══ Source records
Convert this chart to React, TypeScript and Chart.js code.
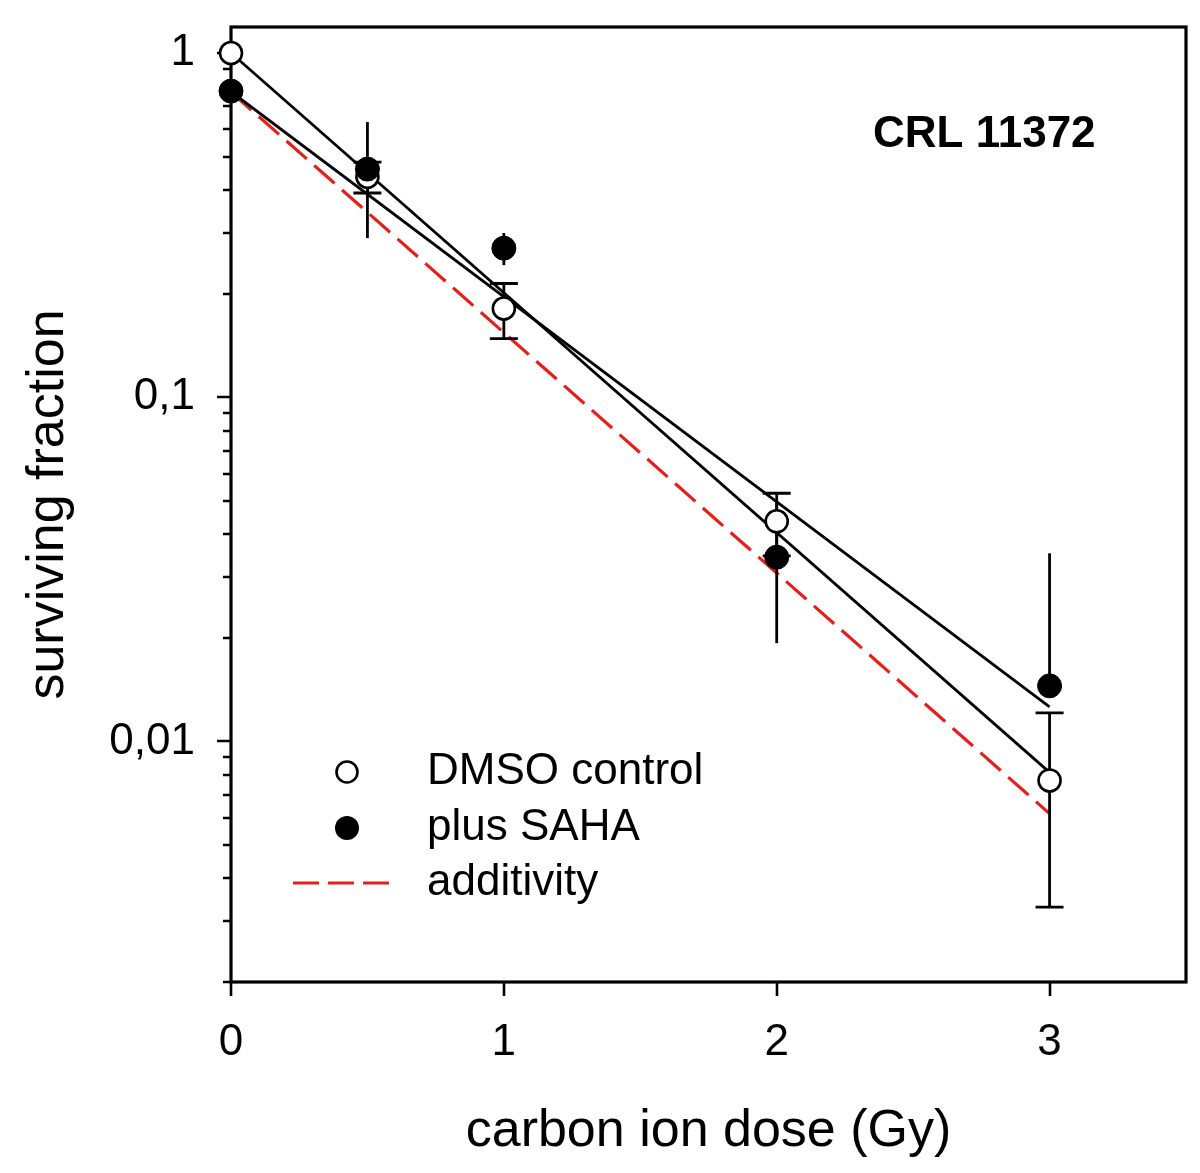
════
══ Source records
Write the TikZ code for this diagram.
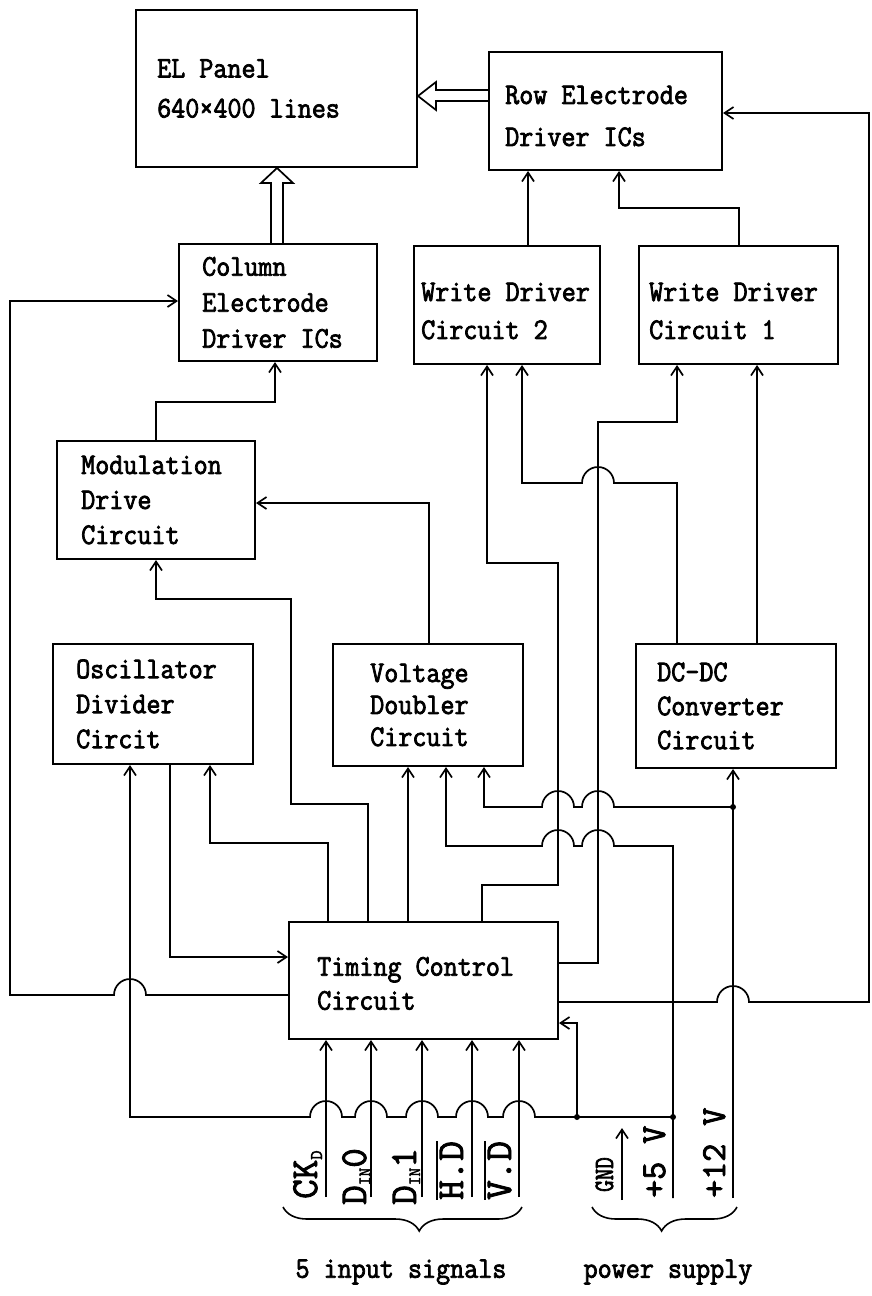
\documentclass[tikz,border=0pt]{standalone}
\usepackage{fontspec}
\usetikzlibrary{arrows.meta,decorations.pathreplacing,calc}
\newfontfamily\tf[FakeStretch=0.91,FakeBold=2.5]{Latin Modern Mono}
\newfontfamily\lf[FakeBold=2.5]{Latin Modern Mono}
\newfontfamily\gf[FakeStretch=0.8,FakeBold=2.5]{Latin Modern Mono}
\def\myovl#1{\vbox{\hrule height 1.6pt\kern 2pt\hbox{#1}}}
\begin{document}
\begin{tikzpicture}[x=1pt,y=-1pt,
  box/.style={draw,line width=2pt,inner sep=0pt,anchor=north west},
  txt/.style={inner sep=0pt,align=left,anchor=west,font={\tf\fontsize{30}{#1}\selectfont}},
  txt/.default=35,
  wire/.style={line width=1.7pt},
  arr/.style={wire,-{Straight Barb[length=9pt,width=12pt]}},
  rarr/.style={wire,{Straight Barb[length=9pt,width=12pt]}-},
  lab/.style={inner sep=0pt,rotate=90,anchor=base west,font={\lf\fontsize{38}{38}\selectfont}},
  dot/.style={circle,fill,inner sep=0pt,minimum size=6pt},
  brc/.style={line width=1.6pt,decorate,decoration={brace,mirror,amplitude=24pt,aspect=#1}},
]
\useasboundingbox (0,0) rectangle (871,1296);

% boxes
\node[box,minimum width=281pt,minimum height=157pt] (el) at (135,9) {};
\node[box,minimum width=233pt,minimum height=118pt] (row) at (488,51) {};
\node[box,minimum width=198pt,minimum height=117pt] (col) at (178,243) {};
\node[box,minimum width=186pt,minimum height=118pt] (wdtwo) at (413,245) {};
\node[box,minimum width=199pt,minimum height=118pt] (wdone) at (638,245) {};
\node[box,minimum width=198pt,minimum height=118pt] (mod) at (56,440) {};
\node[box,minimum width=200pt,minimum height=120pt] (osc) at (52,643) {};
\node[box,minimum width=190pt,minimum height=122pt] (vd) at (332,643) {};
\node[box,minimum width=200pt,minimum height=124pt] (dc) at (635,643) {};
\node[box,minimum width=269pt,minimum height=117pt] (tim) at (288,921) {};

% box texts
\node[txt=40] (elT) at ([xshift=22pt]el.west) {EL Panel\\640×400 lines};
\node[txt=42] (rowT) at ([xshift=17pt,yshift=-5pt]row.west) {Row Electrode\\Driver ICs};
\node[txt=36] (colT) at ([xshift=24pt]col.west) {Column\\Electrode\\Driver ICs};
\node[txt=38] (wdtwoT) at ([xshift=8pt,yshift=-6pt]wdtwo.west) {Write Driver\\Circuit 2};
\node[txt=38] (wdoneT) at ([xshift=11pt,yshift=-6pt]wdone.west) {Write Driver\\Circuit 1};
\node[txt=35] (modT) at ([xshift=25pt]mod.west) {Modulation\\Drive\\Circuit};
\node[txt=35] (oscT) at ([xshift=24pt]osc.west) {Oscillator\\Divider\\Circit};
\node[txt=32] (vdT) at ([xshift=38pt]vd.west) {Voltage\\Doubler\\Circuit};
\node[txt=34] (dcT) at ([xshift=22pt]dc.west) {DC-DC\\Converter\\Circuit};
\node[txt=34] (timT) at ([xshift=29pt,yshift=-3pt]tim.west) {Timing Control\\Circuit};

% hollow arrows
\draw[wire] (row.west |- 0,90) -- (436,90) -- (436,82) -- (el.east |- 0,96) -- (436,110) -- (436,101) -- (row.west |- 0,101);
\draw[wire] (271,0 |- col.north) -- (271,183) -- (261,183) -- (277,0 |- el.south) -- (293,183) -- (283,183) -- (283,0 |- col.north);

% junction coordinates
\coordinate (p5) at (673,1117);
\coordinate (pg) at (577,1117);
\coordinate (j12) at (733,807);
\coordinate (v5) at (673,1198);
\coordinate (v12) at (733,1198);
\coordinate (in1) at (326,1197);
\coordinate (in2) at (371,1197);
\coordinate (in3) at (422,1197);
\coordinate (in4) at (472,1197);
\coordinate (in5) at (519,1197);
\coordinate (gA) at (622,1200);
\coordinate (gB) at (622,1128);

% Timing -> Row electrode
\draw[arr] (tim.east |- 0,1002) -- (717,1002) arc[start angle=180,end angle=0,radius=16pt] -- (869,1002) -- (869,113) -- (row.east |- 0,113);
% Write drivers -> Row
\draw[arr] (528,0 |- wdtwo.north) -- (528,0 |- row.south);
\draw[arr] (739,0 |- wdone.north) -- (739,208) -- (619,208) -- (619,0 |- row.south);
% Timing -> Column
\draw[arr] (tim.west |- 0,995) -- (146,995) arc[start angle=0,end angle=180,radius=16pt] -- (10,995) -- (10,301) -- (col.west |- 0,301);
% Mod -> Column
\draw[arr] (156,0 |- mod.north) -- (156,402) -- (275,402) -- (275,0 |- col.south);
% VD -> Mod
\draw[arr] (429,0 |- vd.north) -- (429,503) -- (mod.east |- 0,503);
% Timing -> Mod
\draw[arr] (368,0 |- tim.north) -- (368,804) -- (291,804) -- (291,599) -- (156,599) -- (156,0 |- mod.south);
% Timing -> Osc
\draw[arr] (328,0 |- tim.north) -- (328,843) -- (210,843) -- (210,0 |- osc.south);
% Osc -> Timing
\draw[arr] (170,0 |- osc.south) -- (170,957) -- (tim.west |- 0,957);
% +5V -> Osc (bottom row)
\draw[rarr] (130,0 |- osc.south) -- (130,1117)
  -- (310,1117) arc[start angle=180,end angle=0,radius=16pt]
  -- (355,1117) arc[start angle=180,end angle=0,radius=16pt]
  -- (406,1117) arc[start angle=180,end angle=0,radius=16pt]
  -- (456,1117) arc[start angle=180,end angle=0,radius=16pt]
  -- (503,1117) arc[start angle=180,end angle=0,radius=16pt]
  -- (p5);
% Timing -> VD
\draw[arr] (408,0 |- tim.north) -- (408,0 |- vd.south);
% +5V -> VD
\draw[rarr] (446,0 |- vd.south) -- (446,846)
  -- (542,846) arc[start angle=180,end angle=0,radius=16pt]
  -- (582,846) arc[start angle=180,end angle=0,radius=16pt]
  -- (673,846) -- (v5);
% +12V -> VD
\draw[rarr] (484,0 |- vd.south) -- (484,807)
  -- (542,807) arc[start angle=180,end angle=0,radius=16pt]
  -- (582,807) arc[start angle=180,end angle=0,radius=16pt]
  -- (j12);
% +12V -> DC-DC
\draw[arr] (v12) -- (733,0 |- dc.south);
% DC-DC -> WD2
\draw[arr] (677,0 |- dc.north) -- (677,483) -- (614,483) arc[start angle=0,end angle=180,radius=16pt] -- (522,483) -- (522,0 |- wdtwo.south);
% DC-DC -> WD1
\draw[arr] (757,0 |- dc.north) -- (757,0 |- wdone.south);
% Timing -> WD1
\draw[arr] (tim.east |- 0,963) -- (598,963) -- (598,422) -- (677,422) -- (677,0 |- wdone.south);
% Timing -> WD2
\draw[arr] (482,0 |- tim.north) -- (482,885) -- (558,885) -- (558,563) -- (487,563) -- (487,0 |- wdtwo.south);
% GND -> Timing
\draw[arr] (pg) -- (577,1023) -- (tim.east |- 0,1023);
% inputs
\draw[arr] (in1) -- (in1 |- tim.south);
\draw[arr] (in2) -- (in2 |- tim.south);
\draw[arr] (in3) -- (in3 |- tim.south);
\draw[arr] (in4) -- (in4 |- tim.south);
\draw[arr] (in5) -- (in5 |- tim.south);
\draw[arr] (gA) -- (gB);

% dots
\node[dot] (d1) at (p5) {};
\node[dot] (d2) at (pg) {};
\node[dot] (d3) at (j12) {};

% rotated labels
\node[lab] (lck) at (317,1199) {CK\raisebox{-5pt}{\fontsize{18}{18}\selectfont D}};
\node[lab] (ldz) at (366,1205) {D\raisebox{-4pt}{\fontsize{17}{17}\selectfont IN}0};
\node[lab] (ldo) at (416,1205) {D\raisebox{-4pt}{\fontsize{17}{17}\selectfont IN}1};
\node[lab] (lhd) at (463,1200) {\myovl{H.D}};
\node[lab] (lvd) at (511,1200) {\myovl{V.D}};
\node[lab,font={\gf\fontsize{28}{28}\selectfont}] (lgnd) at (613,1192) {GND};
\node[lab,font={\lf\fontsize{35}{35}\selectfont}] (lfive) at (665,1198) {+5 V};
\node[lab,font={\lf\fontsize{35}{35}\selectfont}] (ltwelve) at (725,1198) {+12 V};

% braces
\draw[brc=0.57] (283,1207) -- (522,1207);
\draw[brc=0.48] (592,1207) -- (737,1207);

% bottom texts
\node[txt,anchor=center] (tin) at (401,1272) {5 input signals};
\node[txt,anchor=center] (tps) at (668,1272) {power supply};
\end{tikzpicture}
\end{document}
════
| Written task |
Every line from the one containing "Write the TikZ code for this diagram." to the one containing "(0,0) rectangle (871,1296);" should be output exactly, both ends included. Nothing else goes in, and no pictures either.

| Task response |
Write the TikZ code for this diagram.
\documentclass[tikz,border=0pt]{standalone}
\usepackage{fontspec}
\usetikzlibrary{arrows.meta,decorations.pathreplacing,calc}
\newfontfamily\tf[FakeStretch=0.91,FakeBold=2.5]{Latin Modern Mono}
\newfontfamily\lf[FakeBold=2.5]{Latin Modern Mono}
\newfontfamily\gf[FakeStretch=0.8,FakeBold=2.5]{Latin Modern Mono}
\def\myovl#1{\vbox{\hrule height 1.6pt\kern 2pt\hbox{#1}}}
\begin{document}
\begin{tikzpicture}[x=1pt,y=-1pt,
  box/.style={draw,line width=2pt,inner sep=0pt,anchor=north west},
  txt/.style={inner sep=0pt,align=left,anchor=west,font={\tf\fontsize{30}{#1}\selectfont}},
  txt/.default=35,
  wire/.style={line width=1.7pt},
  arr/.style={wire,-{Straight Barb[length=9pt,width=12pt]}},
  rarr/.style={wire,{Straight Barb[length=9pt,width=12pt]}-},
  lab/.style={inner sep=0pt,rotate=90,anchor=base west,font={\lf\fontsize{38}{38}\selectfont}},
  dot/.style={circle,fill,inner sep=0pt,minimum size=6pt},
  brc/.style={line width=1.6pt,decorate,decoration={brace,mirror,amplitude=24pt,aspect=#1}},
]
\useasboundingbox (0,0) rectangle (871,1296);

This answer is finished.